Sebastian menilai Prasetio sebenarnya memiliki otoritas untuk memanggil eksekutif bila ia menilai ada yang janggal terhadap rancangan APBD Perubahan (RAPBD-P) 2015.
Menurut Sebastian, cara tersebut lebih elegan ketimbang yang dilakukan Pras saat ini. Sebab, ia menilai langkah yang dilakukan Pras saat ini hanya menghambat pembangunan, dan tentu saja merugikan masyarakat.
Ia pun menyarankan agar Pras tidak mengulangi perbuatan serupa di kemudian hari. "Seorang pejabat publik yang tidak bisa memilah urusan pribadi dengan urusan terkait posisi jabatannya akan menyebabkan mandeknya urusan pemerintahan yang ada.
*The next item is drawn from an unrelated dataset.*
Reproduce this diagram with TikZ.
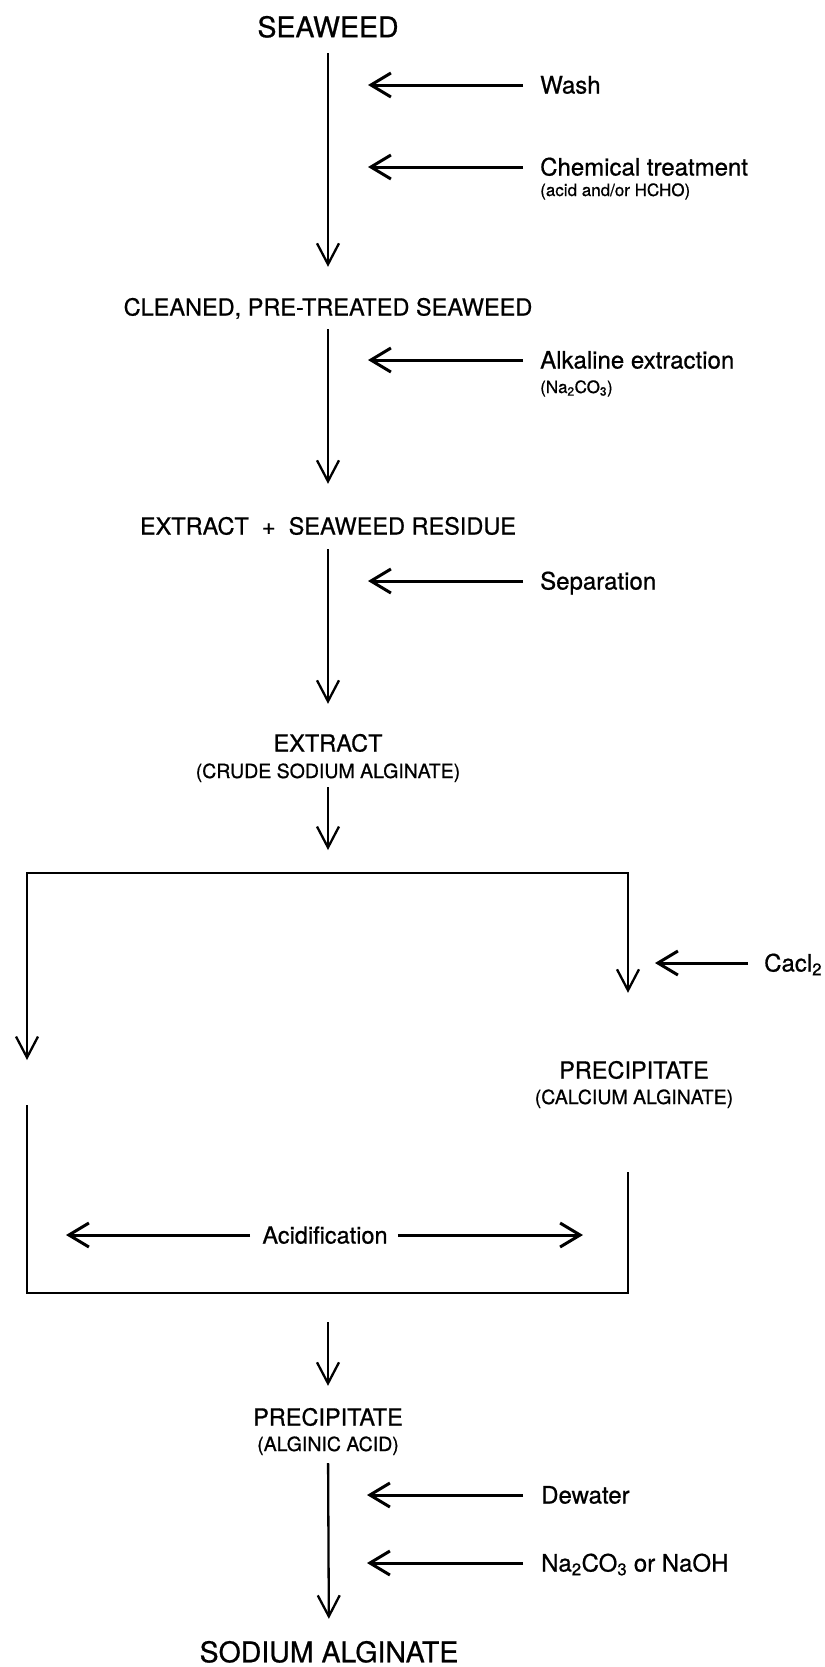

Kalau itu terjadi, maka bahaya," ujar Sebastian.
Sebelumnya, Gubernur DKI Jakarta Basuki Tjahaja Purnama mengaku mendapat laporan dari Kementerian Dalam Negeri yang menyatakan bahwa RAPBD-P 2015 tidak bisa disahkan sebelum adanya dokumen laporan keterangan pertanggungjawaban (LKPJ) APBD 2014. (Baca: Ahok: Ketua DPRD Enggak Tanda Tangan LKPJ APBD 2014)
"Mendagri enggak bisa terima (pengesahan RAPBD-P 2015) kalau enggak ada tanda tangan Ketua DPRD. Ketuanya hilang, enggak tanda tangan dokumen (LPJ APBD 2014). Ya, kamu terjemahin sendiri aja maksudnya apa," kata dia, di Balai Kota, Jumat (9/10/2015).
Saat dikonfirmasi, Pras mengakui bahwa ia memang belum menandatangani LKPJ APBD 2014. Ia sengaja melakukannya agar Ahok menyadari bahwa dia membutuhkan DPRD. (Baca: Dituding Ahok Sebabkan Pengesahan APBD-P Terhambat, Ini Penjelasan Ketua DPRD)
Sejatinya, kata Prasetio, pemerintah daerah terdiri dari eksekutif dan legislatif. "Ternyata dia mencari Ketua DPRD buat tanda tangan kan. Dia butuh dengan DPRD. Pemda DKI itu ada eksekutif ada legislatif. Ayolah, kita jalin hubungan dengan pikiran yang baik dan terbuka serta saling menghargai. Itu yang penting," ujar Pras saat dihubungi, Sabtu (10/10/2015).